1.2. Cas de Pierre

La pathologie de Pierre est le résultat d’un ensemble de facteurs. L’objectif est non seulement de saisir ces facteurs mais aussi de comprendre le fonctionnement de la personnalité du sujet à partir des tests projectifs.

1.2.1. Pierre, à la recherche de son identité

Le déclenchement de la maladie de Pierre et les conditions dans lesquelles elle survient dépend d’un ensemble de circonstances. En parlant de dépression, Pierre se place d’emblée dans ce qui constitue la trame de sa problématique. Dans ce sens, la dépression peut être comprise comme l’expression d’une souffrance intérieure que vit le sujet. Quels sont les facteurs à l’origine de cette souffrance ?

Pierre se situe dans un conflit relationnel avec sa mère. Ce conflit repose sur le non-respect des interdits et des principes posés par celle-ci. En ce sens, il convient de noter que la mère représente l’image phallique dans la famille (monoparentale). C’est une mère castratrice car c’est elle qui dicte les lois à respecter à la maison. C’est certainement la raison pour laquelle la mère de Pierre n’est jamais restée longtemps avec ses conjoints (le père de ses enfants). Dans la société Fang dont elle est originaire, on peut parler du phénomène d’Akagha. Dans cette société, ce phénomène se caractérise par le fait que certaines femmes possèdent un esprit qui ne leur permet pas vivre avec un homme dans leur vie. Pour cela, elles restent célibataires toute leur vie. La violation de ces interdits peut être à l’origine d’un ensemble de conséquences, parmi lesquelles les conflits conjugaux entraînant des ruptures.

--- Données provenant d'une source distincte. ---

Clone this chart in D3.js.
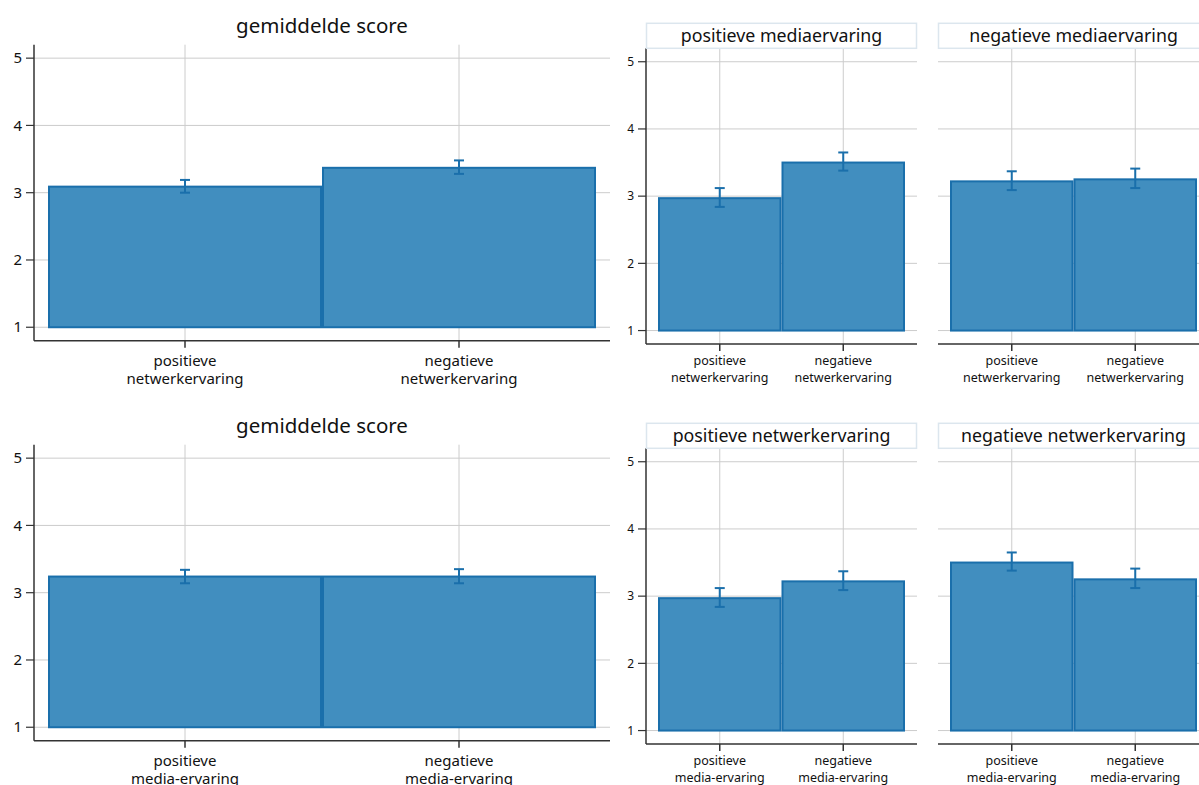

On peut noter chez Pierre une absence d’image paternelle. Ce qui peut poser une difficulté identificatoire. A travers les entretiens, on peut noter que Pierre n’a jamais officiellement son père géniteur. Pour cela, il s’accroche à un homme que la mère a connu dans sa vie et qu’il considère comme son père. Dans cette perspective, il y a chez le sujet la recherche d’une image paternelle et identificatoire qui lui permettra de sortir de sa relation duelle et fusionnelle avec la mère. Dans cette relation, la mère est super protège son fils qui ne le supporte pas. Cette super protection se caractérise par un investissement affectif de la mère sur Pierre qu’il considère comme son « fils-chéri », son espoir et qu’elle l’encourage dans ses études.

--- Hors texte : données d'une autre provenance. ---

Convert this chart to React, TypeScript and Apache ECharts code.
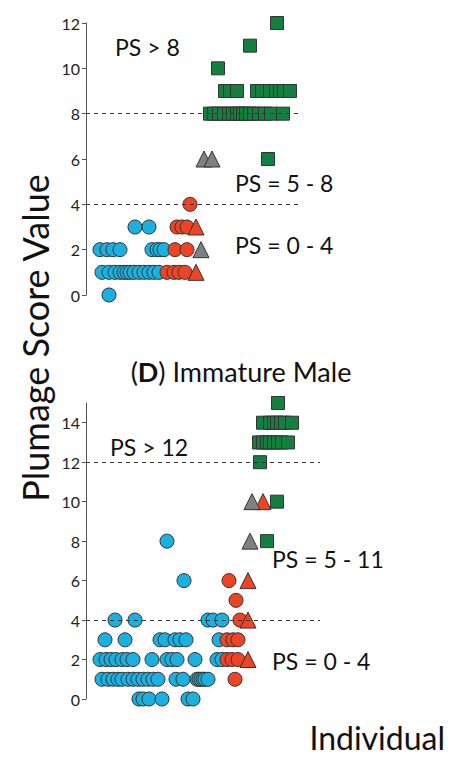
import React, { useEffect, useRef } from "react";
import * as echarts from "echarts";

// ---------- Panel 1 (top) : [individual position, plumage score] ----------
const topBlueCircles: number[][] = [
  [23, 0],
  [16, 1], [23, 1], [29, 1], [34, 1], [38, 1], [41, 1], [44, 1], [48, 1], [53, 1], [58, 1], [63, 1], [68, 1], [73, 1],
  [14, 2], [21, 2], [27, 2], [34, 2], [66, 2], [71, 2], [74, 2], [78, 2],
  [49, 3], [63, 3],
];
const topRedCircles: number[][] = [
  [81, 1], [88, 1], [93, 1], [99, 1],
  [89, 2], [101, 2],
  [91, 3], [96, 3], [101, 3],
  [104, 4],
];
const topRedTriangles: number[][] = [[110, 1], [110, 3]];
const topGreyTriangles: number[][] = [[115, 2], [118, 6], [126, 6]];
const topGreenSquares: number[][] = [
  [182, 6],
  [124, 8], [128, 8], [133, 8], [138, 8], [143, 8], [147, 8], [151, 8], [154, 8], [157, 8], [160, 8], [164, 8], [168, 8], [173, 8], [179, 8], [185, 8], [197, 8],
  [139, 9], [144, 9], [151, 9], [171, 9], [176, 9], [184, 9], [190, 9], [194, 9], [198, 9], [204, 9],
  [132, 10],
  [164, 11],
  [191, 12],
];
const topThresholds = [8, 4];
const topTicks = { min: 0, max: 12, interval: 2 };

// ---------- Panel 2 (bottom, Immature Male) ----------
const botBlueCircles: number[][] = [
  [53, 0], [57, 0], [63, 0], [76, 0], [102, 0], [107, 0],
  [16, 1], [22, 1], [27, 1], [32, 1], [36, 1], [42, 1], [47, 1], [52, 1], [57, 1], [62, 1], [67, 1], [72, 1], [90, 1], [97, 1],
  [111, 1], [113, 1], [115, 1], [117, 1], [119, 1], [122, 1],
  [14, 2], [20, 2], [25, 2], [30, 2], [36, 2], [41, 2], [47, 2], [66, 2], [81, 2], [86, 2], [91, 2], [109, 2], [131, 2], [136, 2],
  [19, 3], [39, 3], [74, 3], [79, 3], [89, 3], [94, 3], [100, 3], [133, 3],
  [29, 4], [49, 4], [122, 4], [127, 4], [136, 4],
  [98, 6],
  [81, 8],
];
const botRedCircles: number[][] = [
  [149, 1],
  [141, 2], [146, 2], [152, 2],
  [141, 3], [147, 3], [152, 3],
  [154, 4],
  [150, 5],
  [143, 6],
];
const botRedTriangles: number[][] = [[162, 2], [162, 4], [162, 6], [177, 10]];
const botGreyTriangles: number[][] = [[164, 8], [166, 10]];
const botGreenSquares: number[][] = [
  [181, 8],
  [191, 10],
  [174, 12],
  [173, 13], [177, 13], [181, 13], [184, 13], [188, 13], [192, 13], [196, 13], [202, 13],
  [177, 14], [184, 14], [188, 14], [191, 14], [195, 14], [199, 14], [206, 14],
  [192, 15],
];
const botThresholds = [12, 4];
const botTicks = { min: 0, max: 15, interval: 2 };

const FONT = "Lato, 'Open Sans', sans-serif";
const BLUE = "#1bb0e0";
const RED = "#ee4426";
const GREY = "#808080";
const GREEN = "#138040";
const EDGE = "#333333";

function App() {
  const ref = useRef<HTMLDivElement>(null);

  useEffect(() => {
    if (!ref.current) return;
    const chart = echarts.init(ref.current, null, { renderer: "svg" });

    const mk = (
      name: string,
      data: number[][],
      idx: number,
      symbol: string,
      color: string,
      size: number,
      thresholds?: number[]
    ): any => ({
      name,
      type: "scatter",
      xAxisIndex: idx,
      yAxisIndex: idx,
      data,
      symbol,
      symbolSize: size,
      itemStyle: { color, borderColor: EDGE, borderWidth: 1, opacity: 1 },
      markLine: thresholds
        ? {
            silent: true,
            symbol: "none",
            label: { show: false },
            lineStyle: { type: [4, 4], color: "#333", width: 1 },
            data: thresholds.map((t) => ({ yAxis: t })),
          }
        : undefined,
    });

    const yAxisBase = (t: { min: number; max: number; interval: number }, idx: number): any => ({
      type: "value",
      gridIndex: idx,
      min: t.min,
      max: t.max,
      interval: t.interval,
      axisLine: { show: true, lineStyle: { color: "#555", width: 1 } },
      axisTick: { show: true, length: 4, lineStyle: { color: "#555" } },
      splitLine: { show: false },
      axisLabel: {
        fontSize: 16,
        color: "#222",
        fontFamily: FONT,
        margin: 6,
        showMaxLabel: idx === 1 ? false : true,
      },
    });

    const text = (t: string, x: number, y: number, size: number, extra: any = {}): any => ({
      type: "text",
      x,
      y,
      silent: true,
      style: {
        text: t,
        fontSize: size,
        fontFamily: FONT,
        fill: "#111",
        textAlign: "left",
        textVerticalAlign: "middle",
        ...extra,
      },
    });

    chart.setOption({
      animation: false,
      backgroundColor: "#ffffff",
      grid: [
        { left: 86, top: 23, width: 214, height: 272 },
        { left: 86, top: 403, width: 234, height: 296 },
      ],
      xAxis: [
        { type: "value", gridIndex: 0, min: 0, max: 214, show: false },
        { type: "value", gridIndex: 1, min: 0, max: 234, show: false },
      ],
      yAxis: [yAxisBase(topTicks, 0), yAxisBase(botTicks, 1)],
      series: [
        mk("Blue", topBlueCircles, 0, "circle", BLUE, 14, topThresholds),
        mk("Red", topRedCircles, 0, "circle", RED, 14),
        mk("RedT", topRedTriangles, 0, "triangle", RED, 16),
        mk("GreyT", topGreyTriangles, 0, "triangle", GREY, 16),
        mk("Green", topGreenSquares, 0, "rect", GREEN, 13),
        mk("Blue2", botBlueCircles, 1, "circle", BLUE, 14, botThresholds),
        mk("Red2", botRedCircles, 1, "circle", RED, 14),
        mk("RedT2", botRedTriangles, 1, "triangle", RED, 16),
        mk("GreyT2", botGreyTriangles, 1, "triangle", GREY, 16),
        mk("Green2", botGreenSquares, 1, "rect", GREEN, 13),
      ],
      graphic: [
        text("PS > 8", 115, 47, 23),
        text("PS = 5 - 8", 235, 183, 23),
        text("PS = 0 - 4", 235, 245, 23),
        text("PS > 12", 110, 447, 23),
        text("PS = 5 - 11", 272, 559, 23),
        text("PS = 0 - 4", 272, 661, 23),
        text("Individual", 445, 737, 32, { textAlign: "right" }),
        {
          type: "text",
          x: 35,
          y: 338,
          rotation: Math.PI / 2,
          silent: true,
          style: {
            text: "Plumage Score Value",
            fontSize: 36,
            fontFamily: FONT,
            fill: "#111",
            textAlign: "center",
            textVerticalAlign: "middle",
          },
        },
        {
          type: "text",
          x: 241,
          y: 371,
          silent: true,
          style: {
            text: "({b|D}) Immature Male",
            fontSize: 27,
            fontFamily: FONT,
            fill: "#111",
            textAlign: "center",
            textVerticalAlign: "middle",
            rich: {
              b: { fontSize: 27, fontFamily: FONT, fontWeight: "bold", fill: "#111" },
            },
          },
        },
      ],
    });

    return () => chart.dispose();
  }, []);

  return (
    <div
      ref={ref}
      style={{ position: "fixed", left: 0, top: 0, width: 451, height: 759, background: "#fff" }}
    />
  );
}

export default App;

Ainsi, c’est cette relation super protectrice mal vécue par Pierre qui a pu être à l’origine du conflit relationnel avec la mère. L’absence d’une figure paternelle stable peut être à l’origine d’une souffrance identitaire pouvant pousser le sujet à rechercher une image identificatoire. Pour cela, pour essayer de palier cette souffrance identitaire, Pierre utilise deux moyens, à savoir la prise des produits toxiques (chanvre, alcool, cigarette) et le désir de devenir religieux (prêtre ou diacre). En ce qui concerne la consommation des produits toxiques ou le « passage à l’acte toxique », il serait le résultat d’une souffrance identitaire chez Pierre. D. Derivois (2004) 172 note que l’utilisation de la drogue par le sujet révèle chez le sujet une souffrance identitaire. La consommation fréquente du produit toxique constitue une tentative de symbolisation pour Pierre.

Notes
172.

Daniel Dérivois, Psychodynamique du lien drogue-crime à l’adolescence. Paris, L’Harmattan, 2004, 202 p.